The versatile, highly respected TV, film and theatre actor Nigel Davenport has died, aged 85.

The star, father to Jack Davenport who is currently appearing in ITV series Breathless, was also well known for his role in Oscar-winning movie Chariots Of Fire in which he portrayed Lord Birkenhead.

For many TV viewers in the late 1980s he will be best remembered for his performance as tycoon Sir Edward Frere in BBC One's Howards' Way, the popular Sunday night drama set in the wealthy yachting set.

Oxford-educated Davenport began his career as a stage actor, but in the late Fifties and Sixties he was increasingly clocking up film roles, including the dark cult movie Peeping Tom, and made a breakthrough with his performance in A Man For All Seasons in 1966.

Other films included The Virgin Soldiers and its sequel, as well as Mary, Queen Of Scots and adaptations of The Picture Of Dorian Gray and Bram Stoker's Dracula.

Davenport, who died on Friday, also had guest roles in programmes such as Minder, Keeping Up Appearances and Midsomer Murders, and continued his stage work alongside his film and TV success.

He was married and divorced twice, his second to Maria Aitken, the actress and director who is mother to Jack. He had two children from his first marriage to Helena White - Hugo, a writer, and Laura, an actress.
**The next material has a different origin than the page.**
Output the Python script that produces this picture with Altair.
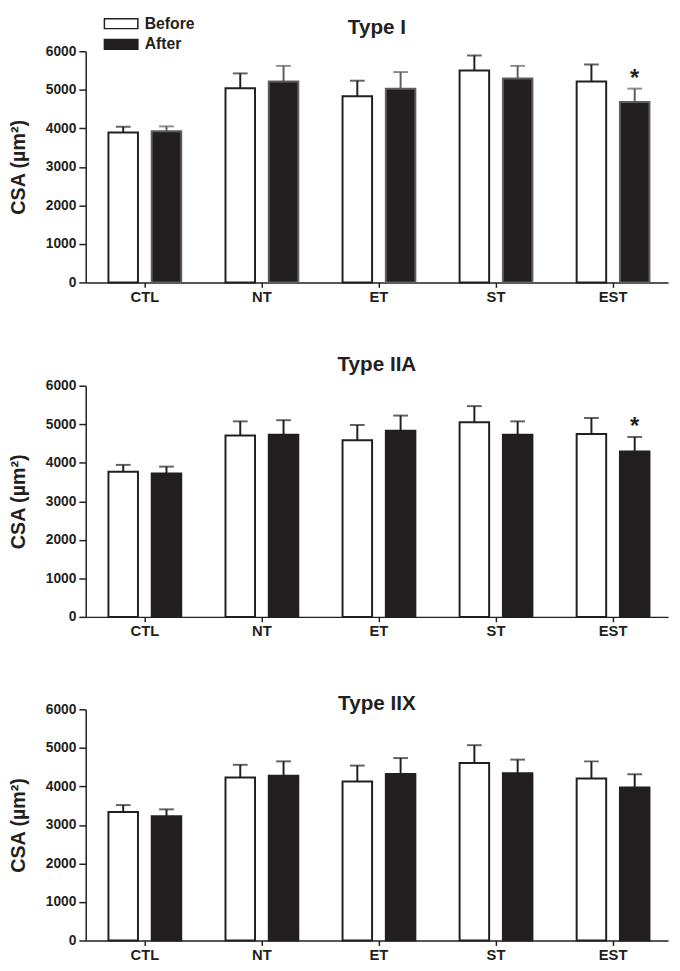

His agent Nicholas Young said: "It was a privilege, a pleasure and an honour to have represented Nigel. Not only was he an excellent actor but he was also a charming, warm and witty man.

"His performances over the years were powerful and moving. His voice, the envy of many an aspiring actor, was a joy to listen to. He served the interests of his fellow actors by his unstinting support for the actors' union Equity, of which he was president for many years. Never afraid to give his opinion, he lived life to the full and enjoyed his retirement.

"Immensely popular on both a personal and professional level, he will be sadly missed."

The Telegraph remarked that Davenport was renowned for 'playing dark, strong, rakish toffs, aggressive heroes, scowling villains'.

As well as his screen roles, Davenport was a founder member of the English Stage Company and served as president of the Actors' Union, Equity, for six years.